Where Have Daniel and Jane Och Been Giving Lately? Here's an Overview

The Ochs have been major supporters of NewYork-Presbyterian Hospital. Photo: Leonard Zhukovsky/shutterstock

Billionaire Daniel Och’s name recently came up in our dive into the latest moves by the Robin Hood Foundation, a leading institution for New York City antipoverty giving, which is now exactly the same age as this writer: 35. Over the years, Robin Hood has racked up support and board leadership from a who’s who of Wall Street’s biggest titans, including founder Paul Tudor Jones, Glenn Dubin and Ken Tropin. Daniel Och, worth $3.7 billion, has also been a long-running supporter, along with his wife Jane, and sits on Robin Hood’s board of directors, as well.

Through their Jane and Daniel Och Family Foundation, established in 2008, the Ochs gave Robin Hood $3.75 million combined in the 2019 and 2020 fiscal years. Daniel Och, 62, is a Wharton graduate who founded Och-Ziff Capital Management, a hedge fund firm, in 1994. In 2019, Och departed the firm, now known as Sculptor Capital Management, following a bribery scheme for which the company was fined $413 million. He now runs a family office, Willoughby Capital, through which he invests in a portfolio including Coinbase and, coincidentally, stock trading and investment app Robinhood.

Jane Och is also a finance veteran. The Michigan Wolverine started her investment career at Goldman Sachs and in 2012 founded Guac-Lock LLC, a consumer goods company. But besides their support for Robin Hood, what are the Ochs up to these days with their giving and through their foundation? And what can we expect from the couple down the line? Here’s a quick rundown.

The Ochs continue to focus on Jewish causes

The Och family name is now stamped upon the New Jersey Jewish day school Golda Och Academy, formerly known as Solomon Schechter Day School of Essex and Union. The family’s history with the academy goes way back — Och’s parents were among its founding families in the 1960s and Och himself attended the school. Following his mother Golda’s death in 2010, the Jane and Daniel Och Family Foundation pledged a $15 million challenge gift to the school, which was renamed the Golda Och Academy. The Ochs have steadily supported the school. In 2021, they pledged $10 million to the academy to establish the Dr. Michael Och Fund for Faculty Excellence, named for his father.

The Ochs have also extended significant support to other Jewish organizations including Birthright Israel Foundation, whose board Och once chaired, American Jewish Committee, Greater Miami Jewish Federation, Jewish Communal Fund, Westchester Reform Temple, and UJA Federation, which received some $6.7 million in the 2020 fiscal year alone.
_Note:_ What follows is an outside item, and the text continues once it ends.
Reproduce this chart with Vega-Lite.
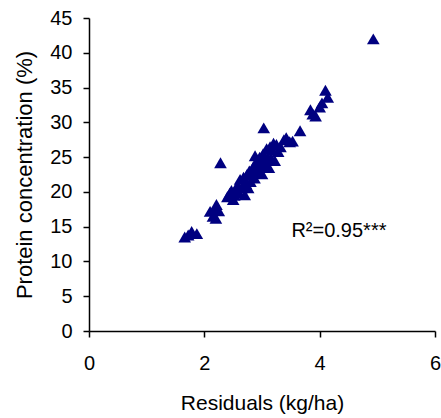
{
  "$schema": "https://vega.github.io/schema/vega-lite/v6.json",
  "autosize": "none",
  "width": 346,
  "height": 313,
  "padding": {"left": 89, "top": 18, "right": 6, "bottom": 87},
  "background": "white",
  "config": {
    "view": {"stroke": null},
    "font": "Liberation Sans",
    "axis": {
      "grid": false,
      "domainColor": "#000000",
      "domainWidth": 1.5,
      "tickColor": "#000000",
      "tickWidth": 1.5,
      "tickSize": 6,
      "labelFont": "Liberation Sans",
      "labelFontSize": 20,
      "labelColor": "#000000",
      "labelOverlap": false,
      "titleFont": "Liberation Sans",
      "titleFontWeight": "normal",
      "titleColor": "#000000"
    }
  },
  "encoding": {
    "x": {
      "field": "x", "type": "quantitative",
      "scale": {"domain": [0, 6], "nice": false, "zero": false},
      "axis": {"values": [0, 2, 4, 6], "format": "d", "title": "Residuals (kg/ha)", "titleFontSize": 21, "labelPadding": 16, "titlePadding": 19, "labelFlush": false}
    },
    "y": {
      "field": "y", "type": "quantitative",
      "scale": {"domain": [0, 45], "nice": false},
      "axis": {"values": [0, 5, 10, 15, 20, 25, 30, 35, 40, 45], "format": "d", "title": "Protein concentration (%)", "titleFontSize": 22, "labelPadding": 11, "titlePadding": 13, "labelFlush": false}
    }
  },
  "layer": [
    {
      "data": {
        "values": [
          {"x": 1.66, "y": 13.5}, {"x": 1.72, "y": 13.8}, {"x": 1.78, "y": 14.3}, {"x": 1.87, "y": 14.0},
          {"x": 2.10, "y": 17.2}, {"x": 2.15, "y": 16.5}, {"x": 2.18, "y": 17.5}, {"x": 2.21, "y": 18.2},
          {"x": 2.20, "y": 16.2}, {"x": 2.25, "y": 17.3}, {"x": 2.28, "y": 24.2}, {"x": 2.40, "y": 19.3},
          {"x": 2.44, "y": 19.8}, {"x": 2.47, "y": 20.2}, {"x": 2.50, "y": 18.9}, {"x": 2.52, "y": 19.5},
          {"x": 2.55, "y": 20.5}, {"x": 2.58, "y": 21.0}, {"x": 2.60, "y": 19.8}, {"x": 2.62, "y": 21.8},
          {"x": 2.65, "y": 20.6}, {"x": 2.68, "y": 22.1}, {"x": 2.70, "y": 19.6}, {"x": 2.72, "y": 21.2},
          {"x": 2.74, "y": 22.5}, {"x": 2.76, "y": 20.6}, {"x": 2.78, "y": 23.0}, {"x": 2.80, "y": 21.5},
          {"x": 2.82, "y": 22.8}, {"x": 2.85, "y": 23.6}, {"x": 2.87, "y": 22.0}, {"x": 2.88, "y": 25.2},
          {"x": 2.90, "y": 24.3}, {"x": 2.92, "y": 22.8}, {"x": 2.94, "y": 23.5}, {"x": 2.96, "y": 25.0},
          {"x": 2.98, "y": 24.0}, {"x": 3.00, "y": 22.6}, {"x": 3.02, "y": 25.5}, {"x": 3.03, "y": 29.2},
          {"x": 3.05, "y": 23.8}, {"x": 3.07, "y": 24.6}, {"x": 3.08, "y": 26.2}, {"x": 3.10, "y": 25.0},
          {"x": 3.12, "y": 23.5}, {"x": 3.14, "y": 26.5}, {"x": 3.16, "y": 24.8}, {"x": 3.18, "y": 26.0},
          {"x": 3.20, "y": 27.0}, {"x": 3.22, "y": 24.5}, {"x": 3.25, "y": 26.8}, {"x": 3.28, "y": 25.8},
          {"x": 3.32, "y": 26.5}, {"x": 3.38, "y": 27.5}, {"x": 3.42, "y": 27.8}, {"x": 3.48, "y": 27.2},
          {"x": 3.53, "y": 27.3}, {"x": 3.66, "y": 28.8}, {"x": 3.84, "y": 31.8}, {"x": 3.88, "y": 31.2},
          {"x": 3.93, "y": 30.9}, {"x": 4.00, "y": 32.2}, {"x": 4.04, "y": 32.8}, {"x": 4.10, "y": 34.6},
          {"x": 4.14, "y": 33.6}, {"x": 4.93, "y": 42.0}
        ]
      },
      "mark": {"type": "point", "shape": "triangle-up", "filled": true, "size": 160, "color": "#000080", "opacity": 1, "strokeWidth": 0}
    },
    {
      "data": {"values": [{"x": 3.51, "y": 13.5, "label": "R²=0.95***"}]},
      "mark": {"type": "text", "align": "left", "baseline": "alphabetic", "fontSize": 20, "font": "Liberation Sans", "color": "#000000"},
      "encoding": {
        "text": {"field": "label"}
      }
    }
  ]
}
Jane Och, meanwhile, has been involved with Facing History and Ourselves, and Hebrew Free Loan Society.

Health and human services is another interest

Besides the family’s continued support for the Robin Hood Foundation, which is well-known around the Big Apple for its health and human services funding, the Ochs also strongly support NewYork-Presbyterian Hospital, where Daniel Och has been on the board of trustees since 2005. This long-running board membership has also translated to big gifts, including a $25 million gift in 2017 for the hospital’s spine care facility, which was then renamed the Daniel and Jane Och Spine Hospital, and another $50 million gift in 2022 to further the spine hospital’s work.

Daniel Och first got involved with this issue back in 2016 when Lawrence Lenke, one of the three surgeons who established the spine hospital, gave him a tour. Och was immediately impressed with the size of an operating room, large enough to accommodate equipment that runs electricity through the spine as a treatment. In addition to their giving for NewYork-Presbyterian, the Ochs have also supported Memorial Sloan Kettering Cancer Center.

Continued focuses and new potential focuses

The Och Foundation’s grantmaking also touches cultural and educational institutions including MoMA, Och’s alma mater UPenn, Harlem Village Academies, and Friends of School in the Square. The latter two are charter school organizations, both operating in New York. Recently, a seven-figure matching gift supported School in the Square’s newly opened elementary school Dos Amigos in Washington Heights.

The foundation also recently made a six-figure gift to New Venture Fund, an organization that hasn’t shown up on any previous recent 990s. The Washington, D.C.-based fiscal sponsorship nonprofit, one of several such entities associated with progressive-leaning consultancy Arabella Advisors, provides a home for projects that fall into five top issues: environment, youth development and education, civil rights, social action and advocacy, global development and health, and capacity building. Some of this work potentially overlaps with the couple’s long-running work with Robin Hood, but it’ll be interesting to see if this was a one-off or a sign of something more.

The Ochs, longtime New Yorkers, now reside in Miami Beach, Florida. Recent Florida grants have gone to places like Health in the Hood and Greater Miami Jewish Federation. While the Ochs’ Florida giving is still fairly low compared to their New York support, so far, it appears South Florida grantmaking remains comfortably within the family’s long-running philanthropic interest areas.